Andreas Met, COO, Compliance and Director at Halo Labs highlights how the use of medical cannabis is on the rise in the UK and could offer relief to many NHS patients
The recent news that the NHS is planning a clinical trial of cannabis oil in 2021 is ground-breaking and very welcome, given the myriad benefits of this versatile treatment. Although research is still ongoing, the preliminary evidence suggests that non-psychoactive cannabinoids, including cannabidiol (CBD) and tetrahydrocannabinol (THC), are effective in treating many physical, emotional and mental health conditions.
The benefits range from relieving many types of chronic pain, lowering blood pressure, stabilising blood sugar, reducing inflammation and enhancing the immune response, to slowing the development of Alzheimer’s, moderating the effects of Parkinson’s and Crohn’s disease, and mitigating the side effects of many medical treatments. In the area of mental health, cannabis oil has been shown to work as a mood stabiliser, addressing anxiety and depression, but has also been used to help manage conditions like schizophrenia and post-traumatic stress disorder (PTSD), amongst many other things.
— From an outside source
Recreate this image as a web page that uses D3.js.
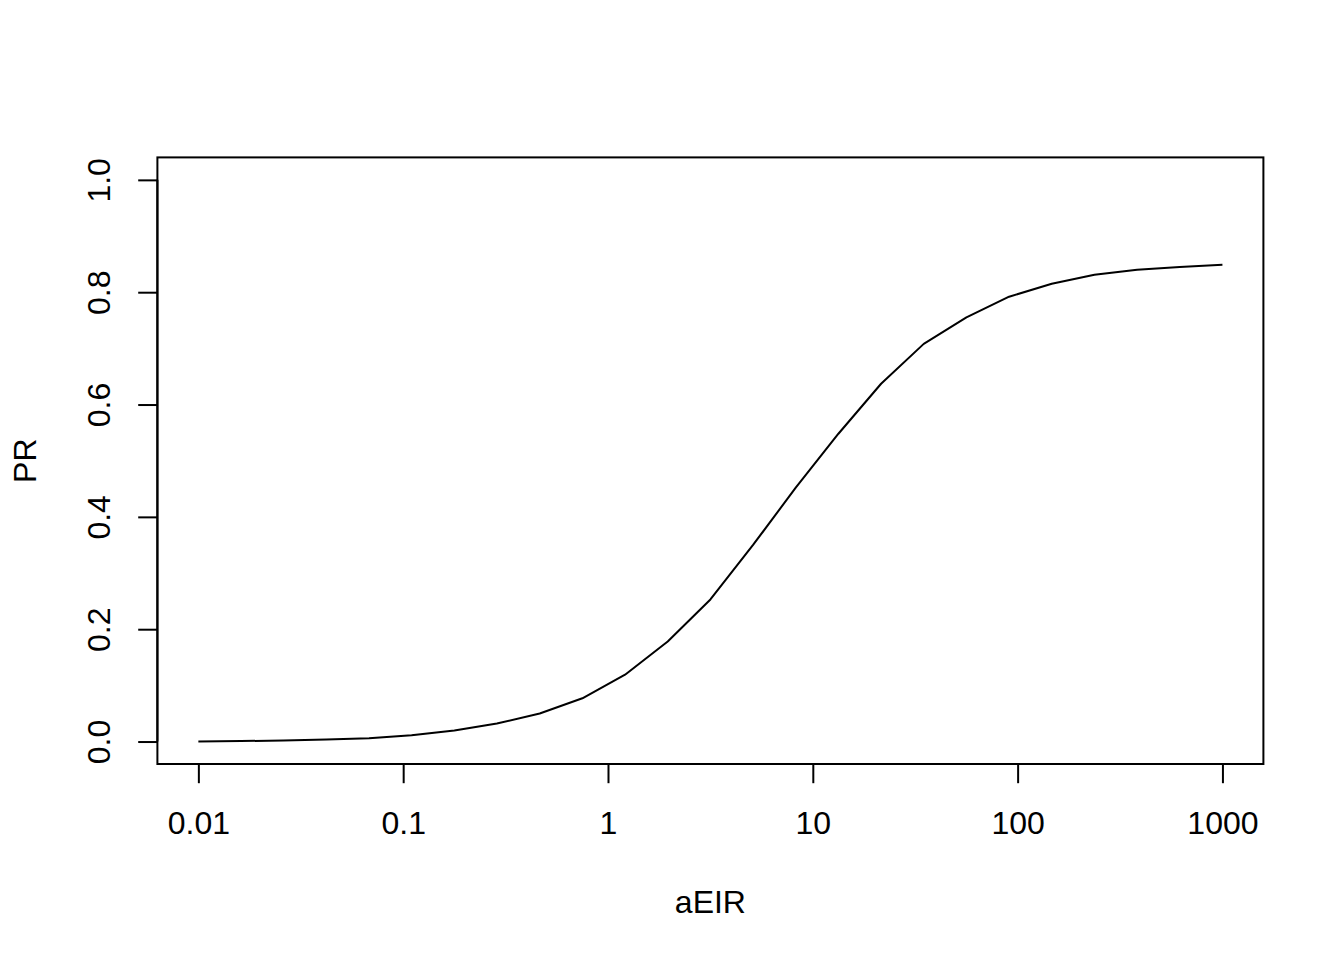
<!DOCTYPE html>
<html>
<head>
<meta charset="utf-8">
<script src="https://cdn.jsdelivr.net/npm/d3@7"></script>
<style>
  html, body { margin: 0; padding: 0; background: #fff; }
  svg { display: block; }
  text { font-family: "Liberation Sans", Arial, Helvetica, sans-serif; fill: #000; }
</style>
</head>
<body>
<svg id="chart" width="1344" height="960"></svg>
<script>
// aEIR values: 25 points evenly spaced on log scale from 0.01 to 1000
const aEIR = [
  0.01, 0.01613, 0.02601, 0.04217, 0.06813, 0.1099, 0.1778, 0.2868, 0.4642,
  0.7499, 1.2115, 1.9573, 3.1623, 5.1090, 8.2540, 13.335, 21.544, 34.807,
  56.234, 90.851, 146.78, 237.14, 383.12, 618.97, 1000
];
const PR = [
  0.000, 0.0008, 0.002, 0.0035, 0.006, 0.011, 0.0196, 0.032, 0.050,
  0.077, 0.119, 0.178, 0.253, 0.350, 0.452, 0.548, 0.637, 0.708,
  0.755, 0.792, 0.815, 0.831, 0.840, 0.845, 0.849
];
const xTicks = [0.01, 0.1, 1, 10, 100, 1000];
const xTickLabels = ["0.01", "0.1", "1", "10", "100", "1000"];
const yTicks = [0.0, 0.2, 0.4, 0.6, 0.8, 1.0];
const yTickLabels = ["0.0", "0.2", "0.4", "0.6", "0.8", "1.0"];

const svg = d3.select("#chart");
const mLeft = 157.4, mRight = 1263.4, mTop = 157.4, mBottom = 764;

const x = d3.scaleLog().domain([Math.pow(10, -2.2), Math.pow(10, 3.2)]).range([mLeft, mRight]);
const y = d3.scaleLinear().domain([-0.04, 1.04]).range([mBottom, mTop]);

const lw = 2;
const fs = 32;
const tick = 19.2;

// box
svg.append("rect")
  .attr("x", mLeft).attr("y", mTop)
  .attr("width", mRight - mLeft).attr("height", mBottom - mTop)
  .attr("fill", "none").attr("stroke", "#000").attr("stroke-width", lw);

// x axis
const xAxis = d3.axisBottom(x)
  .tickValues(xTicks)
  .tickFormat((d, i) => xTickLabels[i])
  .tickSize(tick);
const gx = svg.append("g").attr("transform", `translate(0,${mBottom})`).call(xAxis);
gx.select(".domain").attr("d", `M${x(xTicks[0])},0H${x(xTicks[xTicks.length-1])}`)
  .attr("stroke", "#000").attr("stroke-width", lw);
gx.selectAll(".tick line").attr("stroke", "#000").attr("stroke-width", lw);
gx.selectAll(".tick text")
  .attr("font-size", fs).attr("font-family", "Liberation Sans, Arial, sans-serif")
  .attr("fill", "#000")
  .attr("dy", null)
  .attr("y", 59)
  .attr("dominant-baseline", "central");

// y axis
const yAxis = d3.axisLeft(y)
  .tickValues(yTicks)
  .tickFormat((d, i) => yTickLabels[i])
  .tickSize(tick)
  .tickPadding(0);
const gy = svg.append("g").attr("transform", `translate(${mLeft},0)`).call(yAxis);
gy.select(".domain").attr("d", `M0,${y(yTicks[0])}V${y(yTicks[yTicks.length-1])}`)
  .attr("stroke", "#000").attr("stroke-width", lw);
gy.selectAll(".tick line").attr("stroke", "#000").attr("stroke-width", lw);
gy.selectAll(".tick text")
  .attr("font-size", fs).attr("font-family", "Liberation Sans, Arial, sans-serif")
  .attr("fill", "#000")
  .attr("x", 0).attr("dy", null).attr("y", 0)
  .attr("text-anchor", "middle")
  .attr("dominant-baseline", "central")
  .attr("transform", "translate(-58,0) rotate(-90)");

// line
const line = d3.line().x((d, i) => x(aEIR[i])).y(d => y(d));
svg.append("path")
  .datum(PR)
  .attr("d", line)
  .attr("fill", "none")
  .attr("stroke", "#000")
  .attr("stroke-width", lw)
  .attr("stroke-linejoin", "round");

// axis titles
svg.append("text")
  .attr("x", (mLeft + mRight) / 2).attr("y", 902)
  .attr("text-anchor", "middle").attr("dominant-baseline", "central")
  .attr("font-size", fs).text("aEIR");
svg.append("text")
  .attr("transform", `translate(25,${(mTop + mBottom) / 2}) rotate(-90)`)
  .attr("text-anchor", "middle").attr("dominant-baseline", "central")
  .attr("font-size", fs).text("PR");
</script>
</body>
</html>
UK legislation around cannabis
However, the existing UK legislation around cannabis has yet to catch up with other areas of the world, including many U.S. states, Canada, the Netherlands, South Africa and Lesotho. Cannabis became illegal in the UK in 1928 when it was added to the Dangerous Drugs Act of 1920, even though it is a relatively low-risk drug. According to NHS research (1), only about 10% of users develop an addiction, compared to 15% of alcohol users and 32% of smokers. Far more violent crimes are committed under the influence of alcohol, which is legal.
The biggest concerns are that it could act as a gateway drug to more dangerous substances, and certain types of cannabis, especially those that are particularly high in THC, can negatively affect the user’s mood, prompting anxiety and paranoia. Activists argue that legalisation allows for regulation of quality and access, which would help address these concerns.
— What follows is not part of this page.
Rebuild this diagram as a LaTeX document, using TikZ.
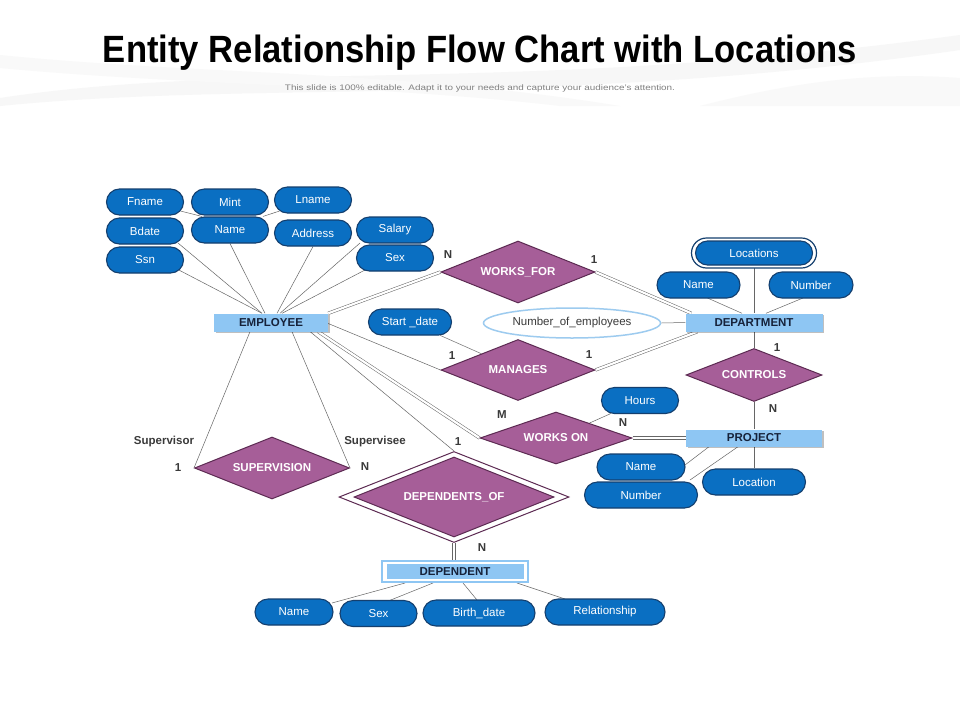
\documentclass[tikz,border=0pt]{standalone}
\usepackage{fontspec}
\setmainfont{Liberation Sans}
\usepackage{graphicx}
\usetikzlibrary{shapes.geometric,shapes.misc,shadows,calc}
\pgfdeclarelayer{bg}
\pgfdeclarelayer{edges}
\pgfsetlayers{bg,edges,main}
\definecolor{pillblue}{HTML}{0A6FC2}
\definecolor{pillborder}{HTML}{143F6E}
\definecolor{relfill}{HTML}{A65E98}
\definecolor{relborder}{HTML}{5C2A52}
\definecolor{entfill}{HTML}{8EC6F3}
\definecolor{enttext}{HTML}{16223A}
\definecolor{cardtext}{HTML}{3A3A3A}
\definecolor{linegray}{HTML}{666666}
\definecolor{ovalborder}{HTML}{9DCBEF}
\begin{document}
\begin{tikzpicture}[x=1pt,y=-1pt,
  attr/.style={rounded rectangle, draw=pillborder, fill=pillblue, line width=1.1pt,
    text=white, font=\fontsize{11.5}{13}\selectfont, minimum height=26pt,
    minimum width=77pt, inner sep=0pt},
  rel/.style={diamond, draw=relborder, fill=relfill, line width=1pt, aspect=2.5,
    text=white, font=\bfseries\fontsize{11.5}{13}\selectfont, inner sep=0pt},
  ent/.style={rectangle, fill=entfill, text=enttext, inner sep=0pt,
    font=\bfseries\fontsize{11.5}{13}\selectfont, minimum height=18pt,
    drop shadow={shadow xshift=1.5pt, shadow yshift=-1.5pt, fill=black, opacity=0.25}},
  card/.style={font=\bfseries\fontsize{11.5}{13}\selectfont, text=cardtext, inner sep=0pt},
  ln/.style={draw=linegray, line width=0.5pt},
  dbl/.style={draw=linegray, line width=0.5pt, double=white, double distance=2.2pt}
]
\useasboundingbox (0,0) rectangle (960,720);

% background swooshes
\begin{pgfonlayer}{bg}
  \fill[white] (0,0) rectangle (960,720);
  \fill[black!3] (0,98) .. controls (250,60) and (520,95) .. (960,35)
     -- (960,50) .. controls (560,108) and (260,80) .. (0,106) -- cycle;
  \fill[black!2.5] (0,55) .. controls (200,75) and (400,70) .. (620,106)
     -- (560,106) .. controls (380,85) and (180,85) .. (0,68) -- cycle;
  \fill[black!2.5] (700,106) .. controls (800,80) and (880,72) .. (960,78)
     -- (960,106) -- cycle;
\end{pgfonlayer}

% title
\node[anchor=base, inner sep=0] (title) at (480,62)
  {\resizebox{754pt}{\height}{\fontsize{38}{40}\selectfont\bfseries Entity Relationship Flow Chart with Locations}};
\node[anchor=base, inner sep=0, text=black!50] (subtitle) at (480,90)
  {\resizebox{390pt}{\height}{\fontsize{8}{9}\selectfont This slide is 100\% editable. Adapt it to your needs and capture your audience's attention.}};

% employee attributes
\node[attr] (fname) at (145,202) {Fname};
\node[attr] (mint) at (230,202) {Mint};
\node[attr] (lname) at (313,200) {Lname};
\node[attr] (bdate) at (145,231) {Bdate};
\node[attr] (ename) at (230,230) {Name};
\node[attr] (addr) at (313,233) {Address};
\node[attr] (salary) at (395,230) {Salary};
\node[attr] (esex) at (395,258) {Sex};
\node[attr] (ssn) at (145,260) {Ssn};

% entities
\node[ent, minimum width=114pt] (emp) at (271,322.5) {EMPLOYEE};
\node[ent, minimum width=137pt] (dept) at (754,322.5) {DEPARTMENT};
\node[ent, minimum width=136pt, minimum height=17pt] (proj) at (754,438) {PROJECT};
\node[rectangle, draw=entfill, line width=2pt, fill=white, minimum width=146pt,
  minimum height=21pt, inner sep=0] (depo) at (455,571.5) {};
\node[rectangle, fill=entfill, text=enttext, inner sep=0,
  font=\bfseries\fontsize{11.5}{13}\selectfont, minimum width=137pt,
  minimum height=15pt] (dep) at (455,571.5) {DEPENDENT};

% relationships
\node[rel, minimum width=154pt, minimum height=62pt] (wf) at (518,272) {WORKS\_FOR};
\node[rel, minimum width=154pt, minimum height=61pt] (mg) at (518,370) {MANAGES};
\node[rel, minimum width=136pt, minimum height=53pt] (ctl) at (754,375) {CONTROLS};
\node[rel, minimum width=152pt, minimum height=52pt] (wo) at (556,438) {WORKS ON};
\node[rel, minimum width=155pt, minimum height=62pt] (sup) at (272,468) {SUPERVISION};
\node[diamond, draw=relborder, fill=white, line width=1pt, aspect=2.5, inner sep=0,
  minimum width=230pt, minimum height=91pt] (dofo) at (454,497) {};
\node[rel, minimum width=200pt, minimum height=80pt] (dof) at (454,497) {DEPENDENTS\_OF};

% other attributes
\node[attr, minimum width=83pt] (sd) at (410,322) {Start \_date};
\node[ellipse, draw=ovalborder, line width=1.5pt, fill=white, text=cardtext,
  font=\fontsize{11.5}{13}\selectfont, minimum width=177pt, minimum height=30pt,
  inner sep=0] (noe) at (572,323) {Number\_of\_employees};
\node[rounded rectangle, draw=pillborder, line width=1.2pt, fill=white,
  minimum width=125pt, minimum height=30pt, inner sep=0] (loco) at (754,253) {};
\node[attr, minimum width=117pt, minimum height=24pt] (loc) at (754,253) {Locations};
\node[attr, minimum width=83pt] (dname) at (698.5,285) {Name};
\node[attr, minimum width=84pt] (dnum) at (811,285) {Number};
\node[attr] (hours) at (640,400.5) {Hours};
\node[attr, minimum width=88pt] (pname) at (641,467) {Name};
\node[attr, minimum width=113pt] (pnum) at (641,495) {Number};
\node[attr, minimum width=103pt] (ploc) at (754,482) {Location};
\node[attr, minimum width=78pt] (dname2) at (294,612) {Name};
\node[attr, minimum width=77pt] (dsex) at (378.5,613.5) {Sex};
\node[attr, minimum width=112pt] (dbirth) at (479,613) {Birth\_date};
\node[attr, minimum width=120pt] (drel) at (605,612) {Relationship};

% cardinality and role labels
\node[card] (c1) at (448,255) {N};
\node[card] (c2) at (594,260) {1};
\node[card] (c3) at (452,356) {1};
\node[card] (c4) at (589,355) {1};
\node[card] (c5) at (777,348) {1};
\node[card] (c6) at (773,409) {N};
\node[card] (c7) at (502,415) {M};
\node[card] (c8) at (623,423) {N};
\node[card] (c9) at (164,442) {Supervisor};
\node[card] (c10) at (375,442) {Supervisee};
\node[card] (c11) at (178,468) {1};
\node[card] (c12) at (365,467) {N};
\node[card] (c13) at (458,442) {1};
\node[card] (c14) at (482,548) {N};

% connectors
\begin{pgfonlayer}{edges}
  \draw[ln] (fname) -- ($(ename.north)+(-28,0)$);
  \draw[ln] (lname) -- ($(ename.north)+(33,0)$);
  \draw[ln] ($(bdate)+(33,12)$) -- ($(emp.north)+(-9,0)$);
  \draw[ln] ($(ssn)+(30,8)$) -- ($(emp.north)+(-9,0)$);
  \draw[ln] (ename.south) -- ($(emp.north)+(-6,0)$);
  \draw[ln] (addr.south) -- ($(emp.north)+(6,0)$);
  \draw[ln] ($(salary)+(-35,13)$) -- ($(emp.north)+(9,0)$);
  \draw[ln] ($(esex)+(-30,12)$) -- ($(emp.north)+(11,0)$);

  \draw[dbl] (emp.north east) -- (wf.west);
  \draw[dbl] (wf.east) -- ($(dept.north west)+(6,0)$);
  \draw[ln] ($(emp.east)+(0,1)$) -- (mg.west);
  \draw[dbl] (mg.east) -- ($(dept.south west)+(12,0)$);
  \draw[ln] (sd) -- (mg);
  \draw[ln] (noe.east) -- (dept.west);
  \draw[ln] (loc.south) -- (loc.south |- dept.north);
  \draw[ln] ($(dname)+(9,13)$) -- ($(dept.north)+(-12,0)$);
  \draw[ln] ($(dnum)+(-8,13)$) -- ($(dept.north)+(12,0)$);
  \draw[ln] (dept.south) -- (ctl.north);
  \draw[ln] (ctl.south) -- (proj.north);
  \draw[dbl] (wo.east) -- (proj.west);
  \draw[ln] (hours) -- (wo);
  \draw[dbl] ($(emp.south east)+(-10,0)$) -- (wo.west);
  \draw[ln] ($(emp.south east)+(-18,0)$) -- (dofo.north);
  \draw[ln] ($(emp.south)+(-21,0)$) -- (sup.west);
  \draw[ln] ($(emp.south)+(21,0)$) -- (sup.east);
  \draw[ln] ($(proj.south)+(-45,0)$) -- ($(pname)+(44,-2)$);
  \draw[ln] ($(proj.south)+(-16,0)$) -- ($(pnum)+(49,-15)$);
  \draw[ln] (proj.south) -- (ploc.north);
  \draw[dbl] (dofo.south) -- (dofo.south |- depo.north);
  \draw[ln] ($(depo.south)+(-50,0)$) -- ($(dname2)+(38,-9)$);
  \draw[ln] ($(depo.south)+(-22,0)$) -- ($(dsex)+(11,-13)$);
  \draw[ln] ($(depo.south)+(8,0)$) -- ($(dbirth)+(-2,-13)$);
  \draw[ln] ($(depo.south)+(62,0)$) -- ($(drel)+(-40,-13)$);
\end{pgfonlayer}
\end{tikzpicture}
\end{document}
After lengthy debate, the use of cannabis for medical purposes only was finally approved in November 2018, but it requires a prescription and doctors are still wary of prescribing it. The two-year NHS study will see medical cannabis given to up to 20,000 UK patients.
If it proves successful, the evidence could be what’s needed to convince doctors to prescribe it, and lawmakers to consider more widespread legalisation. Not surprisingly, given the rise of its illegal use over the last decades, legalisation already has huge public support. If it is legalised, similar regulations would likely be applied to those around alcohol. Buyers would need to be over 18 and it would only be (legally) available from licensed premises. Growing and importing marijuana would also require a licence.
Although the UK Government has already granted a very limited number of licences to local growers, some of the best quality product comes from areas like Lesotho, a mountainous country within the borders of South Africa. Because of the excellent growing conditions, expertise and low-cost labour available there, it is likely that long-term, much of the cannabis used in the UK will be sourced from places like Africa, and then processed either there or elsewhere. Controlling and standardising the quality throughout the process is critical to ensure the safety and efficacy of the final product.
Cannabis: The debate continues
As the debate continues to rage, even Dame Carol Black, who is in charge of the Independent Review of Drugs and Crime currently being conducted in the UK, has said that she would take into account the impact of the change in drug laws in Canada and Portugal in her review. And according to a group of cross-party MPs who also travelled to Canada, legalisation looks likely in the next five to 10 years. Legalising cannabis would also make it taxable, which may speed up the timeline, especially as the government is now under massive financial pressure due to the global COVID-19 pandemic.
Although there is still a long road to walk before this alternative treatment becomes widely available, the bottom line is that restricting the availability of cannabis amounts to denying relief to millions of people.